Pani zdaniem jest szansa na zmianę?
- Uwierzyłam, że tak. Mamy nowego ministra kultury, który z nami już kiedyś pracował i nie było tak źle. Myślę, że jest lepsza atmosfera po ostatnim gdyńskim festiwalu, który parę filmów, które mnie się podobają, nagrodził. I zaczęłam pisać scenariusz. Zobaczymy, co z tego wyniknie. Trochę nadziei we mnie wstąpiło.
Pani filmy, z braku lepszego określenia, nazywano kinem kobiecym...
- Bohaterem następnego - jeśli dojdzie do skutku - jest siedemnastoletni chłopak. Rzeczywiście, robiłam filmy z kobiecymi bohaterkami, ale odkąd zaczęłam pracować w teatrze, wyraźnie rozszerzył mi się repertuar. I robiłam "Chłopców" Grochowiaka, "Idiotę"... Zadowolona jestem, że wydobyłam się z tych "kobiecości".

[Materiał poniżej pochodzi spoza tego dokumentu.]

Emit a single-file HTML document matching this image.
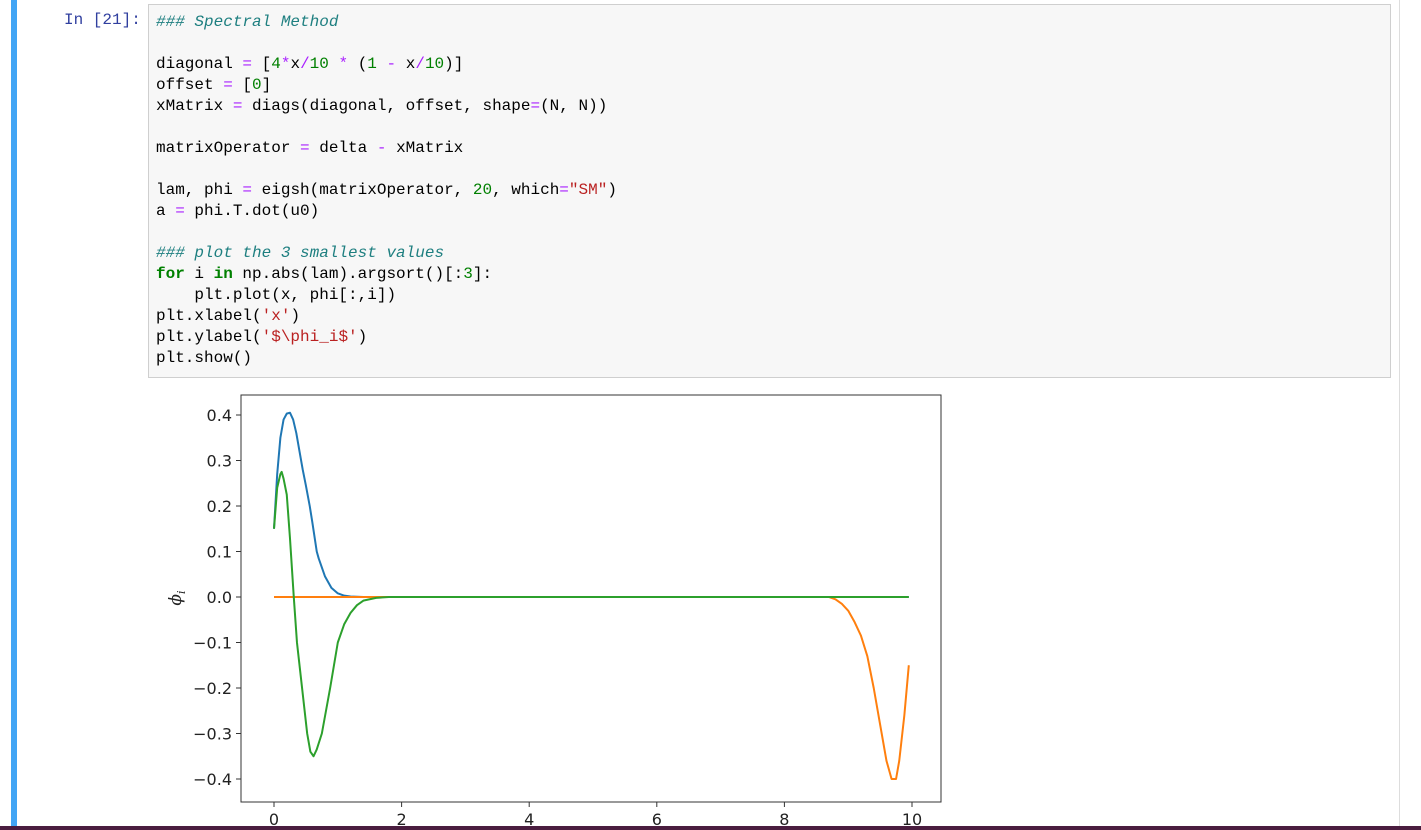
<!DOCTYPE html>
<html><head><meta charset="utf-8"><style>
body{margin:0;width:1421px;height:830px;background:#fff;position:relative;overflow:hidden;font-family:"Liberation Sans",sans-serif}
.bar{position:absolute;left:11px;top:0;width:6px;height:830px;background:#42a5f5}
.rb{position:absolute;left:1399px;top:0;width:1px;height:830px;background:#ddd}
.bot{position:absolute;left:0;top:826px;width:1421px;height:4px;background:#4a1d3f}
.prompt{position:absolute;left:64px;top:11px;font:16px "Liberation Mono",monospace;color:#303f9f}
.code{position:absolute;left:148px;top:4px;width:1241px;height:372px;background:#f7f7f7;border:1px solid #cfcfcf}
pre{margin:0;position:absolute;left:7px;top:7px;font:16px/21px "Liberation Mono",monospace;color:#000}
.c{color:#1e7f80;font-style:italic}.o{color:#aa22ff}.n{color:#008000}.k{color:#008000;font-weight:bold}.s{color:#ba2121}
svg{position:absolute;left:0;top:0}
</style></head><body>
<div class="bar"></div>
<div class="rb"></div>
<div class="prompt">In [21]:</div>
<div class="code"><pre><span class="c">### Spectral Method</span>

diagonal <span class="o">=</span> [<span class="n">4</span><span class="o">*</span>x<span class="o">/</span><span class="n">10</span> <span class="o">*</span> (<span class="n">1</span> <span class="o">-</span> x<span class="o">/</span><span class="n">10</span>)]
offset <span class="o">=</span> [<span class="n">0</span>]
xMatrix <span class="o">=</span> diags(diagonal, offset, shape<span class="o">=</span>(N, N))

matrixOperator <span class="o">=</span> delta <span class="o">-</span> xMatrix

lam, phi <span class="o">=</span> eigsh(matrixOperator, <span class="n">20</span>, which<span class="o">=</span><span class="s">"SM"</span>)
a <span class="o">=</span> phi.T.dot(u0)

<span class="c">### plot the 3 smallest values</span>
<span class="k">for</span> i <span class="k">in</span> np.abs(lam).argsort()[:<span class="n">3</span>]:
    plt.plot(x, phi[:,i])
plt.xlabel(<span class="s">'x'</span>)
plt.ylabel(<span class="s">'$\phi_i$'</span>)
plt.show()</pre></div>
<svg id="chart" width="1421" height="830"></svg>
<script>
const xTicks=[0,2,4,6,8,10];
const yTicks=[0.4,0.3,0.2,0.1,0.0,-0.1,-0.2,-0.3,-0.4];
const blueX=[0,0.05,0.1,0.15,0.2,0.25,0.3,0.35,0.4,0.45,0.5,0.56,0.6,0.67,0.7,0.8,0.9,1.0,1.1,1.2,1.4,9.95];
const blueY=[0.15,0.27,0.35,0.39,0.403,0.405,0.39,0.36,0.32,0.28,0.245,0.2,0.165,0.1,0.085,0.045,0.02,0.008,0.003,0.001,0,0];
const orangeX=[0,8.7,8.8,8.9,9.0,9.1,9.2,9.3,9.4,9.5,9.6,9.68,9.75,9.8,9.88,9.95];
const orangeY=[0,0,-0.005,-0.015,-0.03,-0.055,-0.085,-0.13,-0.2,-0.28,-0.36,-0.4,-0.4,-0.36,-0.26,-0.15];
const greenX=[0,0.05,0.1,0.12,0.15,0.2,0.25,0.31,0.36,0.44,0.52,0.57,0.62,0.67,0.75,0.88,1.0,1.1,1.2,1.3,1.4,1.6,1.8,9.95];
const greenY=[0.15,0.24,0.27,0.275,0.26,0.225,0.13,0,-0.1,-0.2,-0.3,-0.34,-0.35,-0.335,-0.3,-0.2,-0.1,-0.06,-0.035,-0.018,-0.008,-0.002,0,0];
const NS='http://www.w3.org/2000/svg';
const svg=document.getElementById('chart');
const L=241,T=395,R=941,B=802;
const sx=v=>274+v*63.8;
const sy=v=>597-v*455;
function mk(t,a){const e=document.createElementNS(NS,t);for(const k in a)e.setAttribute(k,a[k]);svg.appendChild(e);return e;}
const frame=mk('rect',{x:L,y:T,width:R-L,height:B-T,fill:'none',stroke:'#333','stroke-width':1});


xTicks.forEach(v=>{
  const t=mk('line',{x1:sx(v),x2:sx(v),y1:B,y2:B+5,stroke:'#333'});
  
  
  const l=mk('text',{x:sx(v),y:B+23,'text-anchor':'middle','font-family':'DejaVu Sans,sans-serif','font-size':16,fill:'#222'});
  l.textContent=String(v);
  
  
});
yTicks.forEach(v=>{
  const t=mk('line',{x1:L-5,x2:L,y1:sy(v),y2:sy(v),stroke:'#333'});
  
  
  const l=mk('text',{x:L-9,y:sy(v)+6,'text-anchor':'end','font-family':'DejaVu Sans,sans-serif','font-size':16,fill:'#222'});
  l.textContent=(v<0?'\u2212':'')+Math.abs(v).toFixed(1);
  
  
});
const yl=mk('text',{x:0,y:0,transform:'translate(181,598) rotate(-90)','text-anchor':'middle','font-family':'DejaVu Serif,serif','font-style':'italic','font-size':17,fill:'#222'});


const t1=document.createElementNS(NS,'tspan');t1.textContent='\u03d5';yl.appendChild(t1);
const t2=document.createElementNS(NS,'tspan');t2.textContent='i';t2.setAttribute('font-size','11');t2.setAttribute('dy','4');yl.appendChild(t2);
function line(xs,ys,c,n){
  const p=mk('polyline',{points:xs.map((x,i)=>sx(x)+','+sy(ys[i])).join(' '),fill:'none',stroke:c,'stroke-width':2,'stroke-linejoin':'round'});
  
  
}
line(blueX,blueY,'#1f77b4','series-blue');
line(orangeX,orangeY,'#ff7f0e','series-orange');
line(greenX,greenY,'#2ca02c','series-green');
</script>
<div class="bot"></div>
</body></html>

Dziś w Teatrze im. Jaracza w Łodzi premiera "Merylin Mongoł", sztuki Nikołaja Kolady. To pani wybór czy propozycja teatru?
- Mój wybór. Mam słabość do literatury rosyjskiej: robiłam Turgieniewa, Dostojewskiego, Czechowa. A Kolada jest spadkobiercą dwóch ostatnich, tyle że wszystko jest u niego przeniesione w postkomunistyczną, prowincjonalną rzeczywistość. Nasycone elementami komediowymi, wulgaryzmami, obscenami. Uważam, że to dobrze skonstruowana sztuka, ale myślę, że widzowie nie zobaczą kobiecego teatru. "Merylin Mongoł" to jest tragikomedia, wiele w niej prostackich kawałów, ale w układach, w jakich Kolada je umieszcza, są niezmiernie śmieszne. Niemniej jest to też tekst strasznie dołujący.